New charges possible in alleged abuse of twins
By Laura McVicker
A complicated case involving twins who were reportedly imprisoned, starved and beaten continued to unfold Monday with new revelations in court.
Family law attorneys hinted of the possibility of additional charges against the twins’ adoptive parents, Jeffrey and Sandra Weller. Assistant Attorney General Cindy Gideon said in court that there was evidence the Wellers exhibited manipulation and control over the four children — all boys ranging in age from 4 to 14 — not currently named as victims by prosecutors.
Those children are now in foster care or placed with a family member.
However, an attorney for Sandra Weller said she has not heard anything about additional charges.
The Wellers are currently charged with second-degree assault and unlawful imprisonment of their 16-year-old twins for allegedly keeping them in a locked room for several years and only feeding them once a day. The twins would reportedly be beaten with a wooden board if they snuck food, prosecutors allege.
Clark County Superior Court Judge Scott Collier denied the Wellers visitation of their four other children (there’s already a no-contact order in place relating to the twins), and set a review hearing for Nov. 22. At that time, he expects to hear from the Children’s Justice Center on whether more charges are possible.

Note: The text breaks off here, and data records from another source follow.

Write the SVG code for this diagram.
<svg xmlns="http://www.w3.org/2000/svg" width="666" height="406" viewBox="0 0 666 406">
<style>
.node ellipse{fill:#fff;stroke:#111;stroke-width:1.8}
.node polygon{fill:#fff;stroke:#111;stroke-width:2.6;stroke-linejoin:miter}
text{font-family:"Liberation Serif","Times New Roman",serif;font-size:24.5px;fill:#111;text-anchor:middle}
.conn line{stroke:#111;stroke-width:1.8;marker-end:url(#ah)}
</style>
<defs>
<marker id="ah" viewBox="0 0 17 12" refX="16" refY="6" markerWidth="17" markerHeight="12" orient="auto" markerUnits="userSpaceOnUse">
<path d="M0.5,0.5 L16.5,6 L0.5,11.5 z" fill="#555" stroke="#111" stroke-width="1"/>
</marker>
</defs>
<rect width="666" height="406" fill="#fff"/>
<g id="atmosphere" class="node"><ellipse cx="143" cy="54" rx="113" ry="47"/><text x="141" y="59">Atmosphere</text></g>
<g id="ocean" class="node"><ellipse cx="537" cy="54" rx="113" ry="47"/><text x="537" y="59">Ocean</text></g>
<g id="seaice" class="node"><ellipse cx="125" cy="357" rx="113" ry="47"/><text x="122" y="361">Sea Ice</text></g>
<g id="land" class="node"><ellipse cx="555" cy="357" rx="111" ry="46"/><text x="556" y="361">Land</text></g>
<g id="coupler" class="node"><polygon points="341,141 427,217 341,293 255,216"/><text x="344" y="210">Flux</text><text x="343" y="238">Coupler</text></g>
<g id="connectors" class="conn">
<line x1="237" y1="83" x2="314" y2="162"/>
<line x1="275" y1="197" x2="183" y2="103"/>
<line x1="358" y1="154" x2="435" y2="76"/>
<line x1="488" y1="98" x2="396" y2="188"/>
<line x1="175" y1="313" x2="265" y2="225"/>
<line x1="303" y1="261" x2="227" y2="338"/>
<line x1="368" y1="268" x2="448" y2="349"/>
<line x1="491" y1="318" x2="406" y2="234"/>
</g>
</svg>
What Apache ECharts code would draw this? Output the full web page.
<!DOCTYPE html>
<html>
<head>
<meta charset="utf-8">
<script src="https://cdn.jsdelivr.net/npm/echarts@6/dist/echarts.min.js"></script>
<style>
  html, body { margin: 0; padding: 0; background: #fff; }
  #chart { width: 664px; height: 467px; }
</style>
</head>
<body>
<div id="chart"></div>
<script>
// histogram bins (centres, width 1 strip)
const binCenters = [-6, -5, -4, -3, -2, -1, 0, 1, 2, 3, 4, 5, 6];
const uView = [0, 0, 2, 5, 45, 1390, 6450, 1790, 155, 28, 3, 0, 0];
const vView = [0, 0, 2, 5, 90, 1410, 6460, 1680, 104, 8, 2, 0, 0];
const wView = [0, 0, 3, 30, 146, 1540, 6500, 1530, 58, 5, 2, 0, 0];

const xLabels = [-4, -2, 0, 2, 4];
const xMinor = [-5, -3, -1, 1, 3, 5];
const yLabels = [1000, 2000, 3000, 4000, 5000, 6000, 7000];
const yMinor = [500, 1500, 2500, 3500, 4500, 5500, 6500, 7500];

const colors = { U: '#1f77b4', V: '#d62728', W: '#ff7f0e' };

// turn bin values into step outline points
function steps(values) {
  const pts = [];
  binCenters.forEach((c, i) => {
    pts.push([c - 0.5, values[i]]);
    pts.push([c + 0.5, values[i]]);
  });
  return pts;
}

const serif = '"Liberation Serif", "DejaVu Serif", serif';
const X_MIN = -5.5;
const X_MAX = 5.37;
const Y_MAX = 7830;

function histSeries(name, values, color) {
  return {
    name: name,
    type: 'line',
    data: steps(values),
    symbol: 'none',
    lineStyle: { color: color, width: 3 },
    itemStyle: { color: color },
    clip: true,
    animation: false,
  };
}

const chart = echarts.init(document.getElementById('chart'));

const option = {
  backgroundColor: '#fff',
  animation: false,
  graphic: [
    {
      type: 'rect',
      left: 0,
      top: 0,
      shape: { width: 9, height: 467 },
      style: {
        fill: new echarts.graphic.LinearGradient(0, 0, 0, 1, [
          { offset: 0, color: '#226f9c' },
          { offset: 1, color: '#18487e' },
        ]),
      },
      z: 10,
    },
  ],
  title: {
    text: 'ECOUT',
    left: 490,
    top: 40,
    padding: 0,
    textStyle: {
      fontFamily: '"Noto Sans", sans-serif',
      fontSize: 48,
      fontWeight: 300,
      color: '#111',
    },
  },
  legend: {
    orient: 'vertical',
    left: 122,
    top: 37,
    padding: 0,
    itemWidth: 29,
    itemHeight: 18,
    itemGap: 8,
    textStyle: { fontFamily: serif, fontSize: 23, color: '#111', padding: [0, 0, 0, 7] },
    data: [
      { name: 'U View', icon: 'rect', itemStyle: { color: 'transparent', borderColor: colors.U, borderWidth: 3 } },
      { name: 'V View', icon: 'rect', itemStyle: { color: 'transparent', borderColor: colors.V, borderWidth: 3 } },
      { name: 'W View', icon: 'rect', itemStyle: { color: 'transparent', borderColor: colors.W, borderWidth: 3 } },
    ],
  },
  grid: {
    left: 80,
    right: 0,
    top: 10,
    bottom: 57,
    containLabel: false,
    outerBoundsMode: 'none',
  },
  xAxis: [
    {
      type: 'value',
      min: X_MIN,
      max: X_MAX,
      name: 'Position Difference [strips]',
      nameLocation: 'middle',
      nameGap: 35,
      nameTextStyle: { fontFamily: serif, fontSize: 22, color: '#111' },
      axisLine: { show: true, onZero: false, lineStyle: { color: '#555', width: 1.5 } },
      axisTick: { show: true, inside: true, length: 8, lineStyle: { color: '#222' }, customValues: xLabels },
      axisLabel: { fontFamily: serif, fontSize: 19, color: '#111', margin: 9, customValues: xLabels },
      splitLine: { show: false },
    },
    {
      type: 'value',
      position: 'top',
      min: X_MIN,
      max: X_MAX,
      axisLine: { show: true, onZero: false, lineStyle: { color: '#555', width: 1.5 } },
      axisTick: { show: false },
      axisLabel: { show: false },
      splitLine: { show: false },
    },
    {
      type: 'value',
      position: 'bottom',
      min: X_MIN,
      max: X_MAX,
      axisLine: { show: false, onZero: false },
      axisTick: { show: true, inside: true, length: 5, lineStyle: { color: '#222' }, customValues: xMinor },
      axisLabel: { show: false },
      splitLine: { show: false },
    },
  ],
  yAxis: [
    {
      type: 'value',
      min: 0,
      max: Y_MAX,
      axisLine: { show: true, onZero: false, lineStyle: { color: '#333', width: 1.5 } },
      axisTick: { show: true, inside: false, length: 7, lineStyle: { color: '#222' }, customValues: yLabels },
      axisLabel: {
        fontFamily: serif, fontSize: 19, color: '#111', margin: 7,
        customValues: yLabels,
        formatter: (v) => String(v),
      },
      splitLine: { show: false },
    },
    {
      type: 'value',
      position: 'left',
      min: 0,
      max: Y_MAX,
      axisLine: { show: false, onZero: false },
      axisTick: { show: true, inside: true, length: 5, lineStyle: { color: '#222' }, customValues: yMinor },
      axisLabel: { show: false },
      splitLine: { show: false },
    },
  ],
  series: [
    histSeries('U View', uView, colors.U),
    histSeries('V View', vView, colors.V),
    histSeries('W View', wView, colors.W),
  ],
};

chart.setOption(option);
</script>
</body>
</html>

After the hearing, Senior Deputy Prosecutor Dustin Richardson said he could not yet say whether more charges would be filed, but confirmed there’s an active investigation against the Wellers relating to the other children.
Also in court, attorneys raised concerns about one of the twins’ stability. Attorneys and social workers said the twin, a 16-year-old boy, who is in a foster home in Woodland, may be involved in gang activity. They said he was just suspended from high school for tagging on school grounds and marking himself with gang signs.
Outside the courtroom, the twin — skinny, not gaunt, and wearing a backwards hat and baggy pants — told a reporter, “I’m doing much better now.” His twin sister was not present for the hearing; she has been placed in a foster home in Stevenson.
The judge said he would decide in December whether to place the twins in the same foster home, per attorneys’ request.
Initially, the male twin said he wanted to be apart from his sister, but now has expressed a change of heart, said his attorney, Maggie Smith Evansen.
The judge said he expects to set a trial on all six children’s permanent custody sometime next spring. A hearing to schedule the trial was set for April. 19.
Trial for Jeffrey Weller, 42, in the criminal case is set for March 26.
Trial for Sandra Weller, 48, has not yet been set; she has a review hearing Nov. 29 to determine whether she’s mentally competent to proceed.